In my final example, you need to access aggregated data only once. Suppose you need to return orders with the highest quantity value per hour. Web Listing 9 has the solution that relies on a CTE, and Web Listing 10 has the solution that relies on a temporary table. Because you need to access the aggregated data only once, there's no special benefit to using a temporary table or a table variable. I compared the performance of both solutions and found them to be similar. With the CTE solution, SQL Server stores the aggregated data in a hash table. With the temporary table solution, I stored the aggregated data in a temporary table explicitly. In short, very similar activity takes place in both cases, hence the similar performance.
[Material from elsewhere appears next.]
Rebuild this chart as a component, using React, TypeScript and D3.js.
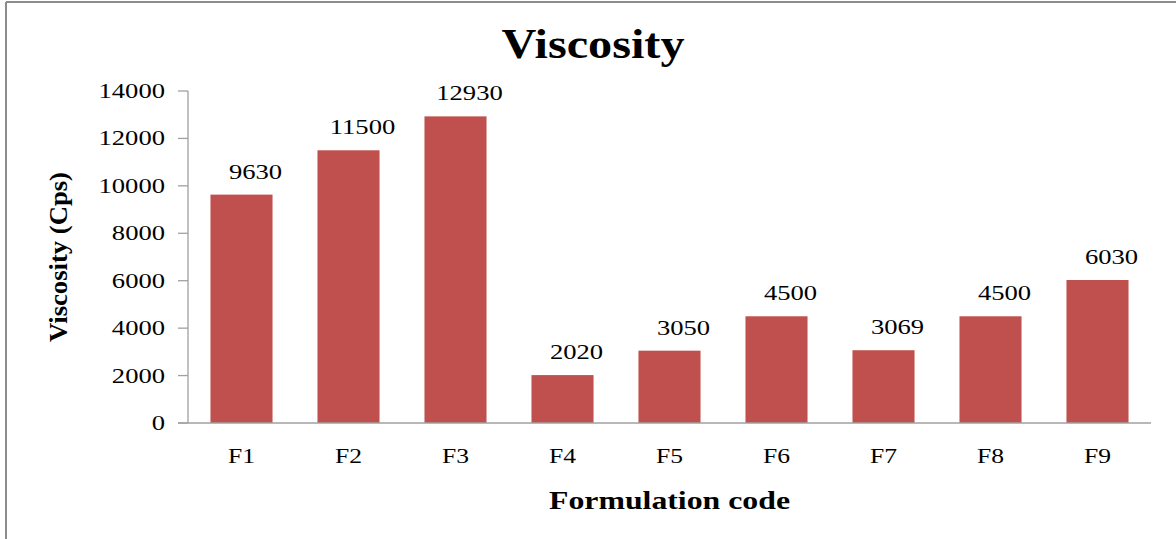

The solution based on a temporary table does have several disadvantages: It's a bit more complicated, and because it involves data definition language (DDL) and data changes associated with the temporary table, it might trigger recompilations (of the hosting procedure). So, in this case, I'd probably use the CTE-based solution.
The Value of Examples
This article's tangible examples help demonstrate a decision-making process regarding the choices of temporary object types. There's much to consider, and there are important—sometimes subtle—differences between the object types. By understanding the characteristics of the different object types, along with performance tests and analysis, you can make educated and informative decisions.